What you will do
The line containing "import plotly.graph_objects as go" marks the end: extract everything from the first line of the data through that line, exactly, with no pictures.

Material provided
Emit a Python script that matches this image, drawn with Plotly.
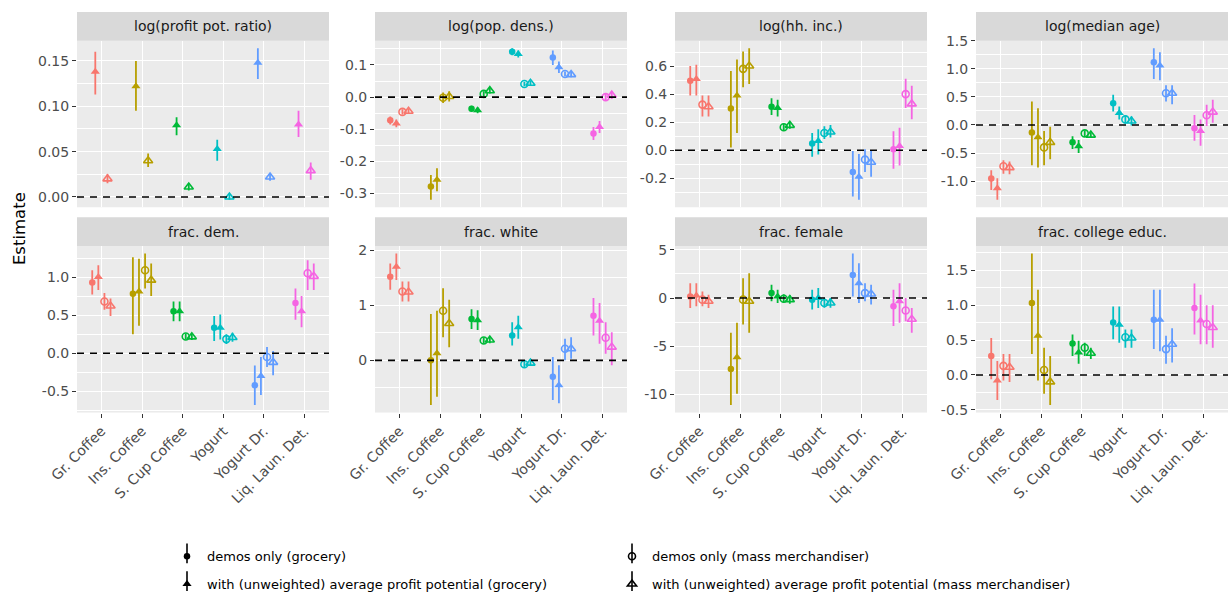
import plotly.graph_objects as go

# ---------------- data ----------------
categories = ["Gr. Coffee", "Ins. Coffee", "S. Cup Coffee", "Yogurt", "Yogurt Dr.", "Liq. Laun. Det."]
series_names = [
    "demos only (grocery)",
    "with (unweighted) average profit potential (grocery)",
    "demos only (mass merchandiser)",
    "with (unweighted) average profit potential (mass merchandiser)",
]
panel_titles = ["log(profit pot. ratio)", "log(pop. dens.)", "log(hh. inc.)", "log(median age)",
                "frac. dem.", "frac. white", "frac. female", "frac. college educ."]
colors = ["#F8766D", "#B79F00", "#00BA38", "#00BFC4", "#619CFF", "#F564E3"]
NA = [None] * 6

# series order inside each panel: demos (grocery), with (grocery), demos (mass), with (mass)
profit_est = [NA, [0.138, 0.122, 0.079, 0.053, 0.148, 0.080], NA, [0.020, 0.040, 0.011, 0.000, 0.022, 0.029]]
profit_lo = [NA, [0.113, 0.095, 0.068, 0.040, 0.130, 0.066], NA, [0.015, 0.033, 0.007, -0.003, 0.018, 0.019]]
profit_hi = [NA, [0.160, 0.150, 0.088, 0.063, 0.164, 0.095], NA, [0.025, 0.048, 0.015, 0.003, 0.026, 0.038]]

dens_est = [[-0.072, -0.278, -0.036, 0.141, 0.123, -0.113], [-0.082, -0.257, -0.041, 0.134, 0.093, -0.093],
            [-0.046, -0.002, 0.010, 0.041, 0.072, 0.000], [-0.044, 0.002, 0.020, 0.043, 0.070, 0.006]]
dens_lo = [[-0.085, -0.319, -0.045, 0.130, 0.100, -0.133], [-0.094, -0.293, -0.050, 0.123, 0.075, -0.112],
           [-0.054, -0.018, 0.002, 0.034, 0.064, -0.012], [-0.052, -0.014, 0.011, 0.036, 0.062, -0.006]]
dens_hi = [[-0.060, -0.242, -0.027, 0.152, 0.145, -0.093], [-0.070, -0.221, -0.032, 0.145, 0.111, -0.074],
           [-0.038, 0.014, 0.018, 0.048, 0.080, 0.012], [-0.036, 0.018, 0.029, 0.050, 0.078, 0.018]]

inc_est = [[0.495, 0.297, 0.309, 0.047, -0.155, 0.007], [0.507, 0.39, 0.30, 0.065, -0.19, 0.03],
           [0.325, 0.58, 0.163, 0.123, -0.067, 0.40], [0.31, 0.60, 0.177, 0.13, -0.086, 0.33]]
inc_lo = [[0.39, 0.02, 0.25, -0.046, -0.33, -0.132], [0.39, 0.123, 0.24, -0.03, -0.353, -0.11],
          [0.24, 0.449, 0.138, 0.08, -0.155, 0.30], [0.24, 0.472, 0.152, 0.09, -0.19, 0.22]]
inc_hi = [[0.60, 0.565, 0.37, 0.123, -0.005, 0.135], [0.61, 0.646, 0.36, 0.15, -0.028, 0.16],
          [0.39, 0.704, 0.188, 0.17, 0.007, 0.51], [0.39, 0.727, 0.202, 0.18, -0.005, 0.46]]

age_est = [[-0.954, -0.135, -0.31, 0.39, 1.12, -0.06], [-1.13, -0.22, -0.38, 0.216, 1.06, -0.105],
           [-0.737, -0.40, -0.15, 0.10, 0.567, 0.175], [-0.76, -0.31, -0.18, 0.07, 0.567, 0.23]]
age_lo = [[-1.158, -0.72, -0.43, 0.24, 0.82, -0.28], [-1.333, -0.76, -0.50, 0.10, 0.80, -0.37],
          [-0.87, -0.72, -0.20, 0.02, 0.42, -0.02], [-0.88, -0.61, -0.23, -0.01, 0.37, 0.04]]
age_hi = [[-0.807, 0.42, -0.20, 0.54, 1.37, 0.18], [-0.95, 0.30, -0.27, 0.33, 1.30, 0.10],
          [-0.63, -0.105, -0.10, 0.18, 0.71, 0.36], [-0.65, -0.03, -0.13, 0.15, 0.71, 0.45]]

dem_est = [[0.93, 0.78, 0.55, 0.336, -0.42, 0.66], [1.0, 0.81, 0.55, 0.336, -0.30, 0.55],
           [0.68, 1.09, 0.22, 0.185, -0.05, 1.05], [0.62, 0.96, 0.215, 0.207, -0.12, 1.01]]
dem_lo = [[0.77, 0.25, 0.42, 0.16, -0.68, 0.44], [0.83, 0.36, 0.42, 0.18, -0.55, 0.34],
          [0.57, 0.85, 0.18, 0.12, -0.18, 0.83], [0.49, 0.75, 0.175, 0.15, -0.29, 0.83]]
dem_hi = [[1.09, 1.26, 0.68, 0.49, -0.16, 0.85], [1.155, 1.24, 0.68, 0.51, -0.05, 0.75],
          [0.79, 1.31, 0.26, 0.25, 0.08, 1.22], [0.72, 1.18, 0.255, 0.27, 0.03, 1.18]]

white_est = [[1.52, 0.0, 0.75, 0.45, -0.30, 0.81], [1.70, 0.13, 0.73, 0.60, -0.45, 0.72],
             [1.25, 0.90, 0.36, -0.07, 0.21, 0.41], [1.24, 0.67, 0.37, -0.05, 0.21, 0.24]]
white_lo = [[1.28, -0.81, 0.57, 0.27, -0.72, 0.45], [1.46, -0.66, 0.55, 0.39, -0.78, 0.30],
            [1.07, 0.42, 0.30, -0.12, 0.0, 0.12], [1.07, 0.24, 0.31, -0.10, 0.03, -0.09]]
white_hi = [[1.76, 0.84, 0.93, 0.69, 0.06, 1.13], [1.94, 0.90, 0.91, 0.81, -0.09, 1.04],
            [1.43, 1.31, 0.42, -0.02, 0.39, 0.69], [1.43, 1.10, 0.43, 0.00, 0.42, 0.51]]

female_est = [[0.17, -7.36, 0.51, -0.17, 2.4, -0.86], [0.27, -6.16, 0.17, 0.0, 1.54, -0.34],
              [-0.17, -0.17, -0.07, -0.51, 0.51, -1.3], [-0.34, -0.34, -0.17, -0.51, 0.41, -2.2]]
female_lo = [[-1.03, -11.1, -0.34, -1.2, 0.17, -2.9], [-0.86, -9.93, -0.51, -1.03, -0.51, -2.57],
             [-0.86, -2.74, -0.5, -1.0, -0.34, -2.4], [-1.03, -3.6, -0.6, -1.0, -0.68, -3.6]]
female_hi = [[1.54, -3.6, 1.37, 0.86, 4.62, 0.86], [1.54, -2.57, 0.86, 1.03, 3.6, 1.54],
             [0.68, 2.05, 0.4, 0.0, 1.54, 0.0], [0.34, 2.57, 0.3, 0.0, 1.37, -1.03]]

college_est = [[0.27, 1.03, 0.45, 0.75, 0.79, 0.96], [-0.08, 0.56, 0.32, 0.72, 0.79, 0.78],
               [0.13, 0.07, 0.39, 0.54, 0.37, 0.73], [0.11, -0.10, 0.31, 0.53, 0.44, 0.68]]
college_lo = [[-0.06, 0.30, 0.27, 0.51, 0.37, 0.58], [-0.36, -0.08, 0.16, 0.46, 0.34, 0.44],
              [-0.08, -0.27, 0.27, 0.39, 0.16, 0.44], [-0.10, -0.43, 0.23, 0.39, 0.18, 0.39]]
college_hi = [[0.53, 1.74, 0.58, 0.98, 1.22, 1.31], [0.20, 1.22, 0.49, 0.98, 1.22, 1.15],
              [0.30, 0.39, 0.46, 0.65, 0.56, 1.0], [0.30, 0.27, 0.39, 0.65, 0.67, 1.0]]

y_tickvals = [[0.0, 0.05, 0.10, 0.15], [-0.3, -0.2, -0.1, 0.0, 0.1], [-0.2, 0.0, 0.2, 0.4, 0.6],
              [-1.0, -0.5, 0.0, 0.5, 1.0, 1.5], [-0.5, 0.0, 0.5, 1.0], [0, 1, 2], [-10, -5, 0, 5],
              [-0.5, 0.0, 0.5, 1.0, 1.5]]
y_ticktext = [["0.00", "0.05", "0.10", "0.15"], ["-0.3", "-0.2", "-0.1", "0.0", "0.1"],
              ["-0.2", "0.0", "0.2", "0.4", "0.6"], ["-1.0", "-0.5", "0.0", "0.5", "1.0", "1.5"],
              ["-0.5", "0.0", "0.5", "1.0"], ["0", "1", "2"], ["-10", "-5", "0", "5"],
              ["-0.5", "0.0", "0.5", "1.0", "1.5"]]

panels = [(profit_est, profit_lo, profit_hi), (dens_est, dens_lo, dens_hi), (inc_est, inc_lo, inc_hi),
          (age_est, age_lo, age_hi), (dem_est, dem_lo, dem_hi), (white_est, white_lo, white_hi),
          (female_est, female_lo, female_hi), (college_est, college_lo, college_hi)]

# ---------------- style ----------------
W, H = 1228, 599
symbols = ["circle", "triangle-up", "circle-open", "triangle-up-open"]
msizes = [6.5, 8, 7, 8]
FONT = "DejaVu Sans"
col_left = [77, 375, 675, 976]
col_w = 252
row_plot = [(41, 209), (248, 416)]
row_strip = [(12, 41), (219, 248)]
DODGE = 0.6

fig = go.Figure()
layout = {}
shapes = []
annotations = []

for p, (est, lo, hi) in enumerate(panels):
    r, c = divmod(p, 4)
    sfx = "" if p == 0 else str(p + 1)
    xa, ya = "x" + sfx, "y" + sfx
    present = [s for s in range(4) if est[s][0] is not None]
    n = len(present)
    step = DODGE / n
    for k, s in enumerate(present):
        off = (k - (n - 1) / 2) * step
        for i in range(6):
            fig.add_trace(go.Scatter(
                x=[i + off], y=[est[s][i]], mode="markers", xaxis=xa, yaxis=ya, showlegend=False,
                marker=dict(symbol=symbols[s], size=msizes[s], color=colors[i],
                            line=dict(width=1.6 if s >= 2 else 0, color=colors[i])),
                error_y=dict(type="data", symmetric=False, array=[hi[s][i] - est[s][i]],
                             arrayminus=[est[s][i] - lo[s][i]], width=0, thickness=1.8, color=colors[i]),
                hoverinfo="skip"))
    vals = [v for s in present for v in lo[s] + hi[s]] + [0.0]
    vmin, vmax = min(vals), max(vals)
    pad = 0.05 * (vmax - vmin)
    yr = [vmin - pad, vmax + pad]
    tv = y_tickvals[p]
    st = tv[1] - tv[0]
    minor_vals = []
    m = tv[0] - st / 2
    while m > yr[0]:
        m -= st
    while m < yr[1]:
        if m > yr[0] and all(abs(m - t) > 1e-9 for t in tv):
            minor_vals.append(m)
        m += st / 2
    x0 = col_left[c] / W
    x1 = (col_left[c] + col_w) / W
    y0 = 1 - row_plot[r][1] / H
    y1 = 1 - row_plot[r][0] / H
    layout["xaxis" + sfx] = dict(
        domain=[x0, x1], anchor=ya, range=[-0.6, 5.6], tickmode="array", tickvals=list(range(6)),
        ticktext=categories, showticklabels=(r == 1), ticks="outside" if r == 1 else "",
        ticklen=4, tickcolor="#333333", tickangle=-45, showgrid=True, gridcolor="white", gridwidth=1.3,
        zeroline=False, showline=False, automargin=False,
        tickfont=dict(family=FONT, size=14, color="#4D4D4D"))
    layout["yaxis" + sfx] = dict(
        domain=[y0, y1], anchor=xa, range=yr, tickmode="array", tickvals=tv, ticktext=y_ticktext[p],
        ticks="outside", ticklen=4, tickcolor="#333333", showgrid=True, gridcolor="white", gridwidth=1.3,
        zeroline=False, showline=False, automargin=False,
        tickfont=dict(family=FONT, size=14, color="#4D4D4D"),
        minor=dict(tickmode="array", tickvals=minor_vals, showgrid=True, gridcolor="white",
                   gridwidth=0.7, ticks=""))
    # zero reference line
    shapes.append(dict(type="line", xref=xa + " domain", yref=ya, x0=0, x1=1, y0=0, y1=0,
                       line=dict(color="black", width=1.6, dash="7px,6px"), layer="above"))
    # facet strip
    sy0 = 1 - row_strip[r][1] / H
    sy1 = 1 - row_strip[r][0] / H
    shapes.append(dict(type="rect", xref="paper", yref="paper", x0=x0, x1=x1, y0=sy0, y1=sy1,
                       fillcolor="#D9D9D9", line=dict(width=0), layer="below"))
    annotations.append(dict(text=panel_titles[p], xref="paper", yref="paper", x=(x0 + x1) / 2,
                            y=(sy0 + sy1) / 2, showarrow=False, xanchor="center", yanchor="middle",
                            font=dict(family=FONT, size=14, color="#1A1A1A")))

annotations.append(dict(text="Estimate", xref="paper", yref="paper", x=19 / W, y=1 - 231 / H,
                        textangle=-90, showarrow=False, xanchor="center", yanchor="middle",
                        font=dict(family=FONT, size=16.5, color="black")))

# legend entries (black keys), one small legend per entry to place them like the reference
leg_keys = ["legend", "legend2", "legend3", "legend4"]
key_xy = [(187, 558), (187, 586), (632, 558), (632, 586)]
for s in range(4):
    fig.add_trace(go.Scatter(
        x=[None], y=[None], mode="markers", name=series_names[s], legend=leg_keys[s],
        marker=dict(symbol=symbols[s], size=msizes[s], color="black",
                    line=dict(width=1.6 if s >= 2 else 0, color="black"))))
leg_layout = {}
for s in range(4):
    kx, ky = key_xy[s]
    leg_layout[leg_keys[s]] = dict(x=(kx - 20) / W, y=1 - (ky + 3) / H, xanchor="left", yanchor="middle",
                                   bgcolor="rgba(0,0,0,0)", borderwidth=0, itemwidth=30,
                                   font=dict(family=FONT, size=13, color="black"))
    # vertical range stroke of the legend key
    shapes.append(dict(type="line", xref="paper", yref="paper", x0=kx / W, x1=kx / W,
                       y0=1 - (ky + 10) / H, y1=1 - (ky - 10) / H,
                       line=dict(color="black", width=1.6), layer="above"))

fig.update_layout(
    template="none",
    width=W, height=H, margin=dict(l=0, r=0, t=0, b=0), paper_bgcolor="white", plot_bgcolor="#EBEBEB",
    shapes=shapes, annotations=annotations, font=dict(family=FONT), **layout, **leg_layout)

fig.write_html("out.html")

Response to the task
Emit a Python script that matches this image, drawn with Plotly.
import plotly.graph_objects as go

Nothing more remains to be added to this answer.